Given information:
────

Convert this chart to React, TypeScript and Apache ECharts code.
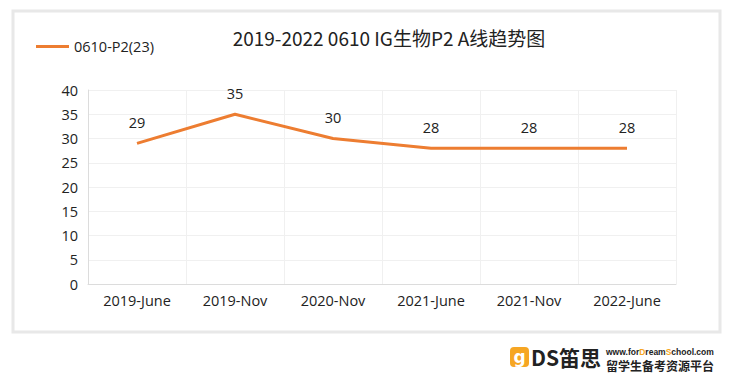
import React, { useEffect, useRef } from "react";
import * as echarts from "echarts";

const categories = ["2019-June", "2019-Nov", "2020-Nov", "2021-June", "2021-Nov", "2022-June"];
const seriesName = "0610-P2(23)";
const values = [29, 35, 30, 28, 28, 28];
const titleText = "2019-2022 0610 IG生物P2 A线趋势图";

export default function App() {
  const ref = useRef<HTMLDivElement>(null);
  useEffect(() => {
    document.body.style.margin = "0";
    const chart = echarts.init(ref.current!, null, { renderer: "svg" });
    const font = "'Open Sans', 'Noto Sans', sans-serif";
    chart.setOption({
      animation: false,
      backgroundColor: "#ffffff",
      title: {
        text: titleText,
        left: 384,
        top: 23,
        textAlign: "center",
        textStyle: { fontSize: 19, fontWeight: "normal", color: "#222", fontFamily: "'Noto Sans CJK SC', sans-serif" },
      },
      legend: {
        left: 31,
        top: 34,
        itemWidth: 33,
        itemHeight: 3,
        icon: "rect",
        itemGap: 6,
        itemStyle: { color: "#ED7D31", opacity: 1 },
        textStyle: { fontSize: 14.5, color: "#222", fontFamily: font },
        data: [seriesName],
      },
      grid: { left: 88, right: 745 - 676, top: 90, bottom: 379 - 284 },
      xAxis: {
        type: "category",
        data: categories,
        boundaryGap: true,
        axisLine: { show: true, lineStyle: { color: "#dcdcdc", width: 1 } },
        axisTick: { show: false },
        splitLine: { show: true, lineStyle: { color: "#f0f0f0" } },
        axisLabel: { fontSize: 14.5, color: "#222", margin: 9, fontFamily: font },
      },
      yAxis: {
        type: "value",
        min: 0,
        max: 40,
        interval: 5,
        axisLine: { show: true, lineStyle: { color: "#dcdcdc", width: 1 } },
        axisTick: { show: false },
        splitLine: { show: true, lineStyle: { color: "#f0f0f0" } },
        axisLabel: { fontSize: 14.5, color: "#222", margin: 10, fontFamily: font },
      },
      series: [
        {
          name: seriesName,
          type: "line",
          data: values,
          showSymbol: true,
          symbol: "circle",
          symbolSize: 1,
          lineStyle: { color: "#ED7D31", width: 3 },
          itemStyle: { color: "#ED7D31", opacity: 0 },
          label: {
            show: true,
            position: "top",
            distance: 13,
            fontSize: 14.5,
            color: "#222",
            opacity: 1,
            fontFamily: font,
          },
        },
      ],
      graphic: [
        {
          type: "rect",
          z: -10,
          shape: { x: 13, y: 11, width: 707, height: 321 },
          style: { fill: "#ffffff", stroke: "#e8e8e8", lineWidth: 3 },
        },
        {
          type: "rect",
          shape: { x: 510, y: 347, width: 19, height: 20, r: 4 },
          style: { fill: "#F6A623" },
        },
        {
          type: "text",
          x: 519.5,
          y: 356.5,
          style: { text: "g", fill: "#fff", fontSize: 17, fontWeight: "bold", align: "center", verticalAlign: "middle", fontFamily: "'DejaVu Sans', sans-serif" },
        },
        {
          type: "text",
          x: 531,
          y: 357,
          style: { text: "DS笛思", fill: "#222", fontSize: 21, fontWeight: "bold", verticalAlign: "middle", fontFamily: "'Noto Sans CJK SC', sans-serif" },
        },
        {
          type: "text",
          x: 606,
          y: 352,
          style: {
            text: "{a|www.for}{b|D}{a|ream}{b|S}{a|chool.com}",
            verticalAlign: "middle",
            rich: {
              a: { fontSize: 8.5, fontWeight: "bold", fill: "#222", fontFamily: "'Liberation Sans', sans-serif" },
              b: { fontSize: 8.5, fontWeight: "bold", fill: "#F6A623", fontFamily: "'Liberation Sans', sans-serif" },
            },
          },
        },
        {
          type: "text",
          x: 606,
          y: 365,
          style: { text: "留学生备考资源平台", fill: "#222", fontSize: 12, fontWeight: "bold", verticalAlign: "middle", fontFamily: "'Noto Sans CJK SC', sans-serif" },
        },
      ],
    });
    return () => chart.dispose();
  }, []);
  return <div ref={ref} style={{ position: "absolute", left: 0, top: 0, width: 745, height: 379 }} />;
}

────

Requirement: Return all of the data exactly as written, and drop the pictures.

Full output:
Convert this chart to React, TypeScript and Apache ECharts code.
import React, { useEffect, useRef } from "react";
import * as echarts from "echarts";

const categories = ["2019-June", "2019-Nov", "2020-Nov", "2021-June", "2021-Nov", "2022-June"];
const seriesName = "0610-P2(23)";
const values = [29, 35, 30, 28, 28, 28];
const titleText = "2019-2022 0610 IG生物P2 A线趋势图";

export default function App() {
  const ref = useRef<HTMLDivElement>(null);
  useEffect(() => {
    document.body.style.margin = "0";
    const chart = echarts.init(ref.current!, null, { renderer: "svg" });
    const font = "'Open Sans', 'Noto Sans', sans-serif";
    chart.setOption({
      animation: false,
      backgroundColor: "#ffffff",
      title: {
        text: titleText,
        left: 384,
        top: 23,
        textAlign: "center",
        textStyle: { fontSize: 19, fontWeight: "normal", color: "#222", fontFamily: "'Noto Sans CJK SC', sans-serif" },
      },
      legend: {
        left: 31,
        top: 34,
        itemWidth: 33,
        itemHeight: 3,
        icon: "rect",
        itemGap: 6,
        itemStyle: { color: "#ED7D31", opacity: 1 },
        textStyle: { fontSize: 14.5, color: "#222", fontFamily: font },
        data: [seriesName],
      },
      grid: { left: 88, right: 745 - 676, top: 90, bottom: 379 - 284 },
      xAxis: {
        type: "category",
        data: categories,
        boundaryGap: true,
        axisLine: { show: true, lineStyle: { color: "#dcdcdc", width: 1 } },
        axisTick: { show: false },
        splitLine: { show: true, lineStyle: { color: "#f0f0f0" } },
        axisLabel: { fontSize: 14.5, color: "#222", margin: 9, fontFamily: font },
      },
      yAxis: {
        type: "value",
        min: 0,
        max: 40,
        interval: 5,
        axisLine: { show: true, lineStyle: { color: "#dcdcdc", width: 1 } },
        axisTick: { show: false },
        splitLine: { show: true, lineStyle: { color: "#f0f0f0" } },
        axisLabel: { fontSize: 14.5, color: "#222", margin: 10, fontFamily: font },
      },
      series: [
        {
          name: seriesName,
          type: "line",
          data: values,
          showSymbol: true,
          symbol: "circle",
          symbolSize: 1,
          lineStyle: { color: "#ED7D31", width: 3 },
          itemStyle: { color: "#ED7D31", opacity: 0 },
          label: {
            show: true,
            position: "top",
            distance: 13,
            fontSize: 14.5,
            color: "#222",
            opacity: 1,
            fontFamily: font,
          },
        },
      ],
      graphic: [
        {
          type: "rect",
          z: -10,
          shape: { x: 13, y: 11, width: 707, height: 321 },
          style: { fill: "#ffffff", stroke: "#e8e8e8", lineWidth: 3 },
        },
        {
          type: "rect",
          shape: { x: 510, y: 347, width: 19, height: 20, r: 4 },
          style: { fill: "#F6A623" },
        },
        {
          type: "text",
          x: 519.5,
          y: 356.5,
          style: { text: "g", fill: "#fff", fontSize: 17, fontWeight: "bold", align: "center", verticalAlign: "middle", fontFamily: "'DejaVu Sans', sans-serif" },
        },
        {
          type: "text",
          x: 531,
          y: 357,
          style: { text: "DS笛思", fill: "#222", fontSize: 21, fontWeight: "bold", verticalAlign: "middle", fontFamily: "'Noto Sans CJK SC', sans-serif" },
        },
        {
          type: "text",
          x: 606,
          y: 352,
          style: {
            text: "{a|www.for}{b|D}{a|ream}{b|S}{a|chool.com}",
            verticalAlign: "middle",
            rich: {
              a: { fontSize: 8.5, fontWeight: "bold", fill: "#222", fontFamily: "'Liberation Sans', sans-serif" },
              b: { fontSize: 8.5, fontWeight: "bold", fill: "#F6A623", fontFamily: "'Liberation Sans', sans-serif" },
            },
          },
        },
        {
          type: "text",
          x: 606,
          y: 365,
          style: { text: "留学生备考资源平台", fill: "#222", fontSize: 12, fontWeight: "bold", verticalAlign: "middle", fontFamily: "'Noto Sans CJK SC', sans-serif" },
        },
      ],
    });
    return () => chart.dispose();
  }, []);
  return <div ref={ref} style={{ position: "absolute", left: 0, top: 0, width: 745, height: 379 }} />;
}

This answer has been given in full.